La transformation de Wagner en Africa Corps, après la rébellion de Prigogine et sa mort dans des conditions troubles, constitue un danger pour la souveraineté des pays dans lesquels cette milice exerce. Pourtant, l’exigence de garantir la souveraineté nationale a été un moteur de l’ascension des putschistes et le prétexte de rompre avec la France. Au Mali, même les Nations unies ont fait les frais du choix curieux et suicidaire des autorités de l’interminable transition, car elles ont mis fin au mandat de la Minusma. De toutes les façons, la Russie est un contributeur très faible des missions de l’Onu en Afrique, avec 19 personnels pour la Monusco, 29 pour l’Unmiss, 12 pour la Minusca et 12 pour la Minurso.

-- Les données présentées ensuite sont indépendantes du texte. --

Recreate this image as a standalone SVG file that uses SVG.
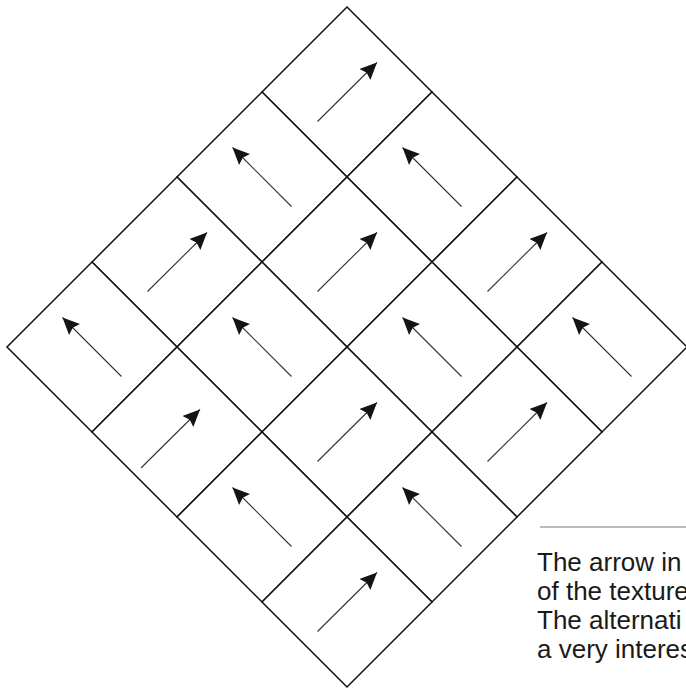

Ces chiffres faméliques, comparés aux milliers de soldats envoyés pour envahir un pays souverain, l’Ukraine, renseignent sur l’engagement de Moscou envers le multilatéralisme et envers l’Afrique quand sa sécurité et celle de ses populations civiles sont menacées.

Un «rapport qualité/prix» désastreux
Le groupe Wagner coûterait 10 millions de dollars par mois, soit 6 milliards F Cfa, au Mali. Selon la Deutsche Welle, Wagner facture au gouvernement malien 103 millions d’euros par an pour sa présence, soit 45% du budget national de la santé.

Pendant ce temps, les attaques terroristes se multiplient dans le pays et les Maliens, qui ont environ 4h d’électricité par jour, voient leurs ressources limitées être dépensées pour préserver la pérennité du régime de Assimi Goïta.
C’est le même mécanisme partout. Les coûts du groupe Wagner dans les pays où la milice est présente sont faramineux : 400 millions de F Cfa par semaine en Centrafrique par exemple.

Le choix du Sénégal de s’ancrer dans la démocratie, matérialisé une nouvelle fois par le scrutin du 24 mars dernier, et son orientation de rester dans la Cedeao, malgré les sirènes de l’Aes, gênent aux entournures tous les entrepreneurs du chaos affiliés à Moscou, sur le continent et dans la diaspora. Ce n’est guère un hasard que l’ambassade russe à Dakar ait sorti un tweet virulent contre le Président sénégalais lors de son voyage en France ponctué par un déjeuner avec Emmanuel Macron.